Apabila diterjemahkan lebih jauh terkait berbagi ruang, ini tidak lain karena ruang parkir semakin terbatas di lingkungan perumahan di kota-kota besar di Jepang. Parkir di badan jalan menjadi hal yang tidak memungkinkan, khususnya di lingkungan perumahan di kota besar, karena akan mengganggu kenyamanan warga sekitar, terutama para pengguna lainnya.
Aspek lainnya dari desain yang mungil dan bahkan cenderung mikro pada mobil-mobil Jepang adalah berbagi.
Meski bentuknya mungil, mobil jenis ini juga tak mudah untuk dimiliki. Dalam hal ini, aspek ketiga menjadi penting, yakni konsep kei yang berarti ringan. Menurut Meister, ”ringan” di sini bisa diartikan ”ringan di kantong”.
Hal ini penting karena calon konsumen sudah harus memikirkan lokasi parkir untuk kendaraan miliknya. Bisa lahan milik sendiri, seperti halaman rumah atau apartemen, atau menyewa di lokasi yang tidak jauh dari tempat tinggal dengan harga cukup tinggi.
Apabila tinggal di desa, dengan lingkungan yang masih cukup lega, para pemilik kendaraan ini masih memungkinkan mendapat lokasi parkir yang fleksibel.
Bobotnya yang ringan—mungkin kurang dari 1.000 kilogram atau satu ton—membuat mobil tersebut tidak memberi tekanan pada aspal di jalan-jalan Jepang. Jepang mengandalkan aspal impor untuk melapisi jalan-jalan di negara itu.
Panjang jalan di Jepang mencapai 1,22 juta kilometer. Jika terus menerus memperbaiki jalanan yang rusak karena kelebihan beban akibat beratnya bobot kendaraan yang melintasi, hal ini tentu akan membebani anggaran pemerintah.
Bagaimana dengan desainnya yang cenderung kotak? Tidak ada penjelasan yang memadai soal filosofi desain yang cenderung kotak itu kecuali masalah ruang. Tidak hanya di jalan raya dan di lingkungan perumahan, tetapi juga desain interiornya.
Desain Kei Car yang cenderung kotak diyakini karena nyaris tidak mungkin bagi para pemilik kendaraan tersebut menggunakannya secara serampangan di jalanan Jepang. Selain karena aturan batasan kecepatan yang diawasi sangat ketat oleh aparat kepolisian Jepang, kapasitas mesin yang dibatasi hanya 660 cc tidak akan membuat penggunanya ugal-ugalan.

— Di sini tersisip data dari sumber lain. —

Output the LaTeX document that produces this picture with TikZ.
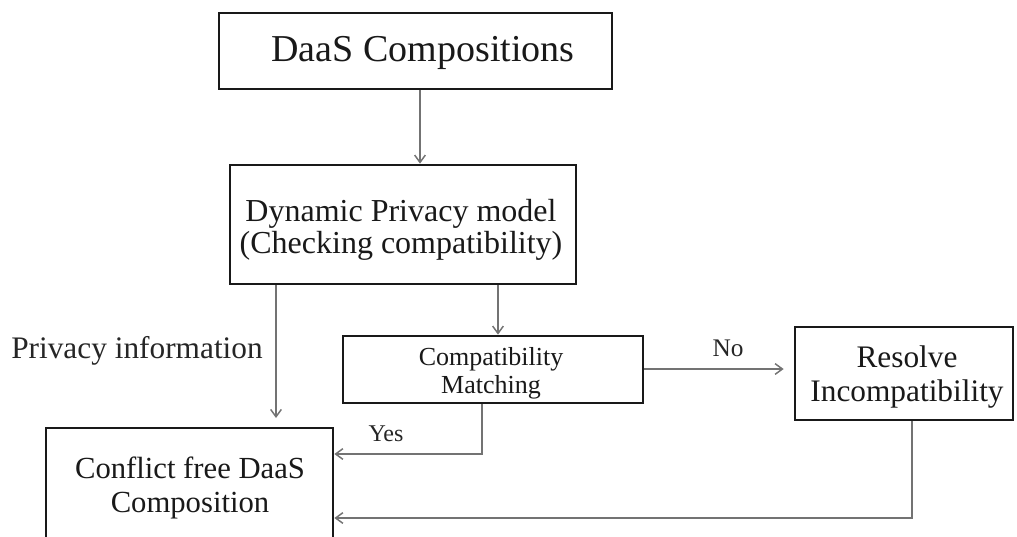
\documentclass[tikz,border=0pt]{standalone}
\usepackage{fontspec}
\setmainfont{Liberation Serif}
\usetikzlibrary{arrows.meta}
\begin{document}
\begin{tikzpicture}[x=0.75pt,y=-0.75pt,
  box/.style={draw=black!90, line width=2pt, fill=white, inner sep=0pt},
  txt/.style={align=center, inner sep=0pt, text=black!90},
  conn/.style={draw=black!55, line width=1.1pt, -{Straight Barb[length=5.5pt,width=8pt]}},
  lab/.style={inner sep=0pt, text=black!85}
]
\useasboundingbox (0,0) rectangle (1017,536);
% boxes
\node[box, minimum width=393*0.75pt, minimum height=76*0.75pt] (daas) at (415.5,51) {};
\node[txt, font=\fontsize{28.5}{34}\selectfont] (daast) at (423,53) {DaaS Compositions};
\node[box, minimum width=346*0.75pt, minimum height=119*0.75pt] (dyn) at (403,224.5) {};
\node[txt, font=\fontsize{24}{24.5}\selectfont] (dynt) at (401,230)
      {Dynamic Privacy model\\(Checking compatibility)};
\node[box, minimum width=300*0.75pt, minimum height=67*0.75pt] (comp) at (493,369.5) {};
\node[txt, font=\fontsize{19.5}{21}\selectfont] (compt) at (491,373)
      {Compatibility\\Matching};
\node[box, minimum width=218*0.75pt, minimum height=93*0.75pt] (res) at (904,373.5) {};
\node[txt, font=\fontsize{23.5}{25.5}\selectfont] (rest) at (907,377)
      {Resolve\\Incompatibility};
\node[box, minimum width=287*0.75pt, minimum height=114*0.75pt] (cf) at (189.5,485) {};
\node[txt, font=\fontsize{23}{25.5}\selectfont] (cft) at (190,488)
      {Conflict free DaaS\\Composition};
% helper coordinates
\coordinate (xa) at (420,0);
\coordinate (xb) at (276,0);
\coordinate (xc) at (498,0);
\coordinate (xd) at (482,0);
\coordinate (xe) at (912,0);
\coordinate (pend) at (276,418);
\coordinate (yyes) at (0,454);
\coordinate (yres) at (0,518);
\coordinate (yno) at (0,369);
% connectors
\draw[conn] (daas.south -| xa) -- (dyn.north -| xa);
\draw[conn] (dyn.south -| xb) -- (pend);
\draw[conn] (dyn.south -| xc) -- (comp.north -| xc);
\draw[conn, shorten >=7.5pt] (comp.east |- yno) -- (res.west |- yno);
\draw[conn] (comp.south -| xd) |- (cf.east |- yyes);
\draw[conn] (res.south -| xe) |- (cf.east |- yres);
% labels
\node[lab, anchor=east, font=\fontsize{23.5}{25}\selectfont] (pinfo) at (263,351) {Privacy information};
\node[lab, font=\fontsize{18}{20}\selectfont] (yes) at (386,434) {Yes};
\node[lab, font=\fontsize{19}{20}\selectfont] (no) at (728,348) {No};
\end{tikzpicture}
\end{document}
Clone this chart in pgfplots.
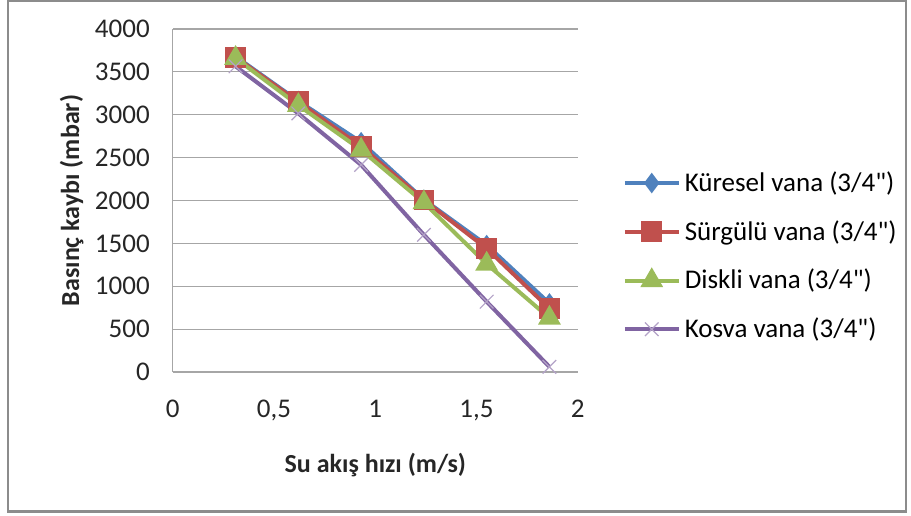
\documentclass[border=0pt]{standalone}
\usepackage{pgfplots}
\pgfplotsset{compat=1.18}
\usepackage{fontspec}
\setmainfont{Carlito}
\definecolor{cBlue}{HTML}{4F81BD}
\definecolor{cRed}{HTML}{C0504D}
\definecolor{cGreen}{HTML}{9BBB59}
\definecolor{cPurple}{HTML}{8064A2}
\definecolor{cPurpleL}{HTML}{B3A2C7}
\definecolor{cGrid}{HTML}{A6A6A6}
\begin{document}
\begin{tikzpicture}
\path[use as bounding box] (0,0) rectangle (455.5pt,257.5pt);
\draw[color=black!45, line width=1.2pt] (4pt,1.7pt) rectangle (453pt,257pt);
\begin{axis}[
  at={(86.4pt,71.5pt)}, anchor=south west,
  scale only axis, width=202.5pt, height=171.5pt,
  xmin=0, xmax=2, ymin=0, ymax=4000,
  xtick={0,0.5,1,1.5,2},
  ytick={0,500,...,4000},
  xticklabels={0,{0,5},1,{1,5},2},
  scaled y ticks=false,
  /pgf/number format/assume math mode=true,
  yticklabel style={/pgf/number format/1000 sep={}, xshift=-8pt},
  xticklabel style={yshift=-10.5pt},
  tick label style={font=\fontsize{13.5}{15}\selectfont, text=black!85},
  major tick length=0pt,
  ymajorgrids, grid style={cGrid, line width=0.6pt},
  axis line style={draw=none},
  axis x line*=bottom, axis y line*=left,
  xlabel={Su akış hızı (m/s)},
  ylabel={Basınç kaybı (mbar)},
  label style={font=\bfseries\fontsize{13}{15}\selectfont, text=black!85},
  x label style={at={(axis description cs:0.5,-0.27)}, anchor=center},
  y label style={at={(axis description cs:-0.25,0.5)}, anchor=center, rotate=0},
  clip=false,
  legend style={at={(1.11,0.597)}, anchor=north west, draw=none, fill=none,
    font=\fontsize{13.5}{15}\selectfont, row sep=9pt, inner sep=0pt,
    /tikz/every even column/.append style={column sep=2pt}},
  legend cell align=left,
  legend image code/.code={
    \draw[#1, mark=none] (0pt,0pt) -- (27pt,0pt);
    \draw[#1, only marks] plot coordinates {(13.5pt,0pt)};
  },
]
\draw[cGrid, line width=0.6pt] (axis cs:0,0) -- (axis cs:0,4000);
\addplot[cBlue, line width=2pt, mark=diamond*, mark size=3.5pt] coordinates {
(0.31,3680) (0.62,3160) (0.93,2680) (1.24,2010) (1.55,1480) (1.86,800)};
\addlegendentry{Küresel vana (3/4\textquotedbl)}
\addplot[cRed, line width=2pt, mark=square*, mark size=4.2pt] coordinates {
(0.31,3670) (0.62,3150) (0.93,2630) (1.24,2005) (1.55,1440) (1.86,740)};
\addlegendentry{Sürgülü vana (3/4\textquotedbl)}
\addplot[cGreen, line width=2pt, mark=triangle*, mark size=4.6pt] coordinates {
(0.31,3660) (0.62,3110) (0.93,2590) (1.24,1975) (1.55,1260) (1.86,630)};
\addlegendentry{Diskli vana (3/4\textquotedbl)}
\addplot[cPurple, line width=2pt, mark=x, mark size=4.8pt, mark options={cPurpleL, line width=0.6pt}] coordinates {
(0.31,3565) (0.62,3015) (0.93,2415) (1.24,1600) (1.55,820) (1.86,60)};
\addlegendentry{Kosva vana (3/4\textquotedbl)}
\end{axis}
\end{tikzpicture}
\end{document}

Angka koefisien drag yang besar dan tidak aerodinamis bisa mendatangkan bahaya bagi keselamatan pengguna dan penumpangnya jika kendaraan itu dibawa dengan ugal-ugalan di jalanan.
Walau bentuknya kaku, Kei Car masih sangat diminati oleh penggunanya di Jepang. Data penjualan kendaraan bermotor Jepang tahun 2022 menunjukkan, dari total 3,448 juta kendaraan yang terjual, sebanyak 1,224 juta unit kendaraan yang terjual masuk dalam kategori Kei Car.
Dan, jika dibedah lagi lebih detail, tiga kendaraan Kei Car dengan konsep boxy yang paling banyak terjual adalah Honda N-Box, Daihatsu Tanto, dan disusul Suzuki Spacia.
”Keterjangkauan dan kenyamanan adalah sumber kehidupan mobil kompak,” kata Hitoshi Horii, Ketua Asosiasi Kendaraan Mini Jepang.